Practical step: Encourage knowledge-sharing sessions where seniors present past successes, followed by facilitated discussions on adapting them locally.


3. Building Strategic Relationships

Networking internally is crucial for senior employees who need to establish credibility quickly. Research indicates that internal social capital has a significant impact on leadership effectiveness (Seibert et al., 2001).


Practical step: Schedule “stakeholder lunches” with peers and executives within the first month.


4. Balancing Authority with Humility

While seniors are hired for their expertise, arriving with too much certainty can alienate the team. Effective onboarding helps them strike a balance between confidence and openness to learning (Hill, 2003).


Practical step: Implement reverse mentoring, where seniors learn organizational nuances from mid-level managers or high-potential juniors.


Conclusion

Mentorship is not one-size-fits-all. Juniors need scaffolding to gain confidence, while seniors require cultural integration and relational capital to succeed.


Organizations that differentiate mentorship strategies can accelerate performance across levels, reduce turnover, and build a culture where employees thrive from day one.


References

  • Ashforth, B. E., & Schinoff, B. S. (2016). Identity under construction: How individuals come to define themselves in organizations. Annual Review of Organizational Psychology and Organizational Behavior, 3(1), 111–137.

  • Bauer, T. N., Morrison, E. W., & Callister, R. R. (2007). Organizational socialization: A review and directions for future research. Research in Personnel and Human Resources Management, 26, 149–214.

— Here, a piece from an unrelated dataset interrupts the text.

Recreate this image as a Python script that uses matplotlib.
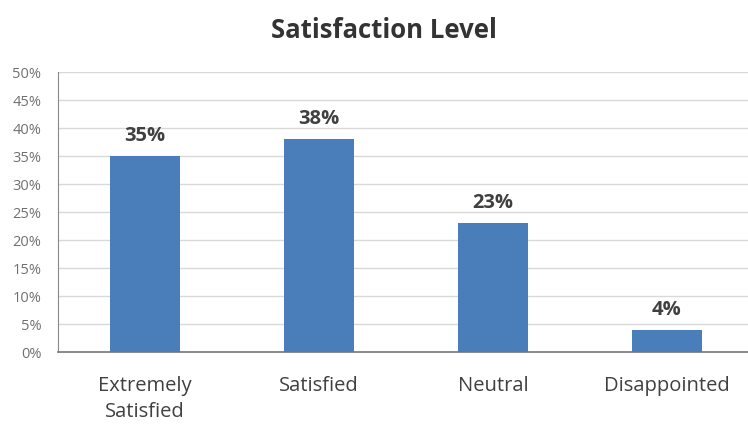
import matplotlib.pyplot as plt
from matplotlib.ticker import PercentFormatter

categories = ["Extremely\nSatisfied", "Satisfied", "Neutral", "Disappointed"]
values = [35, 38, 23, 4]
y_ticks = list(range(0, 51, 5))

plt.rcParams["font.family"] = ["Open Sans", "DejaVu Sans"]

fig = plt.figure(figsize=(7.48, 4.26), dpi=100)
ax = fig.add_axes([58 / 748, 1 - 352 / 426, 690 / 748, 280 / 426])

x = range(len(categories))
ax.bar(x, values, width=0.4, color="#4a7ebb", zorder=3)

# value labels above each bar
for xi, v in zip(x, values):
    ax.text(xi, v + 1.8, f"{v}%", ha="center", va="bottom",
            fontsize=14.5, fontweight="bold", color="#404040")

ax.set_xlim(-0.5, -0.5 + 690 / 174)
ax.set_ylim(0, 50)
ax.set_yticks(y_ticks)
ax.yaxis.set_major_formatter(PercentFormatter(decimals=0))
ax.set_xticks(list(x))
ax.set_xticklabels(categories, fontsize=14.5, color="#404040", linespacing=1.45)

ax.grid(axis="y", color="#d9d9d9", linewidth=1, zorder=0)
ax.tick_params(axis="y", length=0, pad=12, labelsize=10.5, labelcolor="#707070")
ax.tick_params(axis="x", length=0, pad=17)
for s in ["top", "right"]:
    ax.spines[s].set_visible(False)
ax.spines["left"].set_color("#888888")
ax.spines["bottom"].set_color("#777777")
ax.spines["bottom"].set_linewidth(1.2)

fig.text(384 / 748, 1 - 31 / 426, "Satisfaction Level", ha="center", va="center",
         fontsize=18.5, fontweight="bold", color="#333333")

fig.savefig("out.png", dpi=100)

  • Chatman, J. A., & Cha, S. E. (2003). Leading by leveraging culture. California Management Review, 45(4), 20–34.

  • Edmondson, A. (1999). Psychological safety and learning behavior in work teams. Administrative Science Quarterly, 44(2), 350–383.

  • Hill, L. A. (2003). Becoming a manager: How new managers master the challenges of leadership. Harvard Business School Press.

  • Klein, H. J., & Polin, B. (2012). Are organizations on board with best practices onboarding? The Oxford Handbook of Organizational Socialization, 267–287.

  • London, M., & Smither, J. W. (2002). Feedback orientation, feedback culture, and the longitudinal performance management process. Human Resource Management Review, 12(1), 81–100.

  • Louis, M. R. (1980). Surprise and sense making: What newcomers experience in entering unfamiliar organizational settings. Administrative Science Quarterly, 25(2), 226–251.

  • Saks, A. M., Uggerslev, K. L., & Fassina, N. E. (2007). Socialization tactics and newcomer adjustment: A meta-analytic review and test of a model. Journal of Vocational Behavior, 70(3), 413–446.

  • Seibert, S. E., Kraimer, M. L., & Liden, R. C. (2001). A social capital theory of career success. Academy of Management Journal, 44(2), 219–237.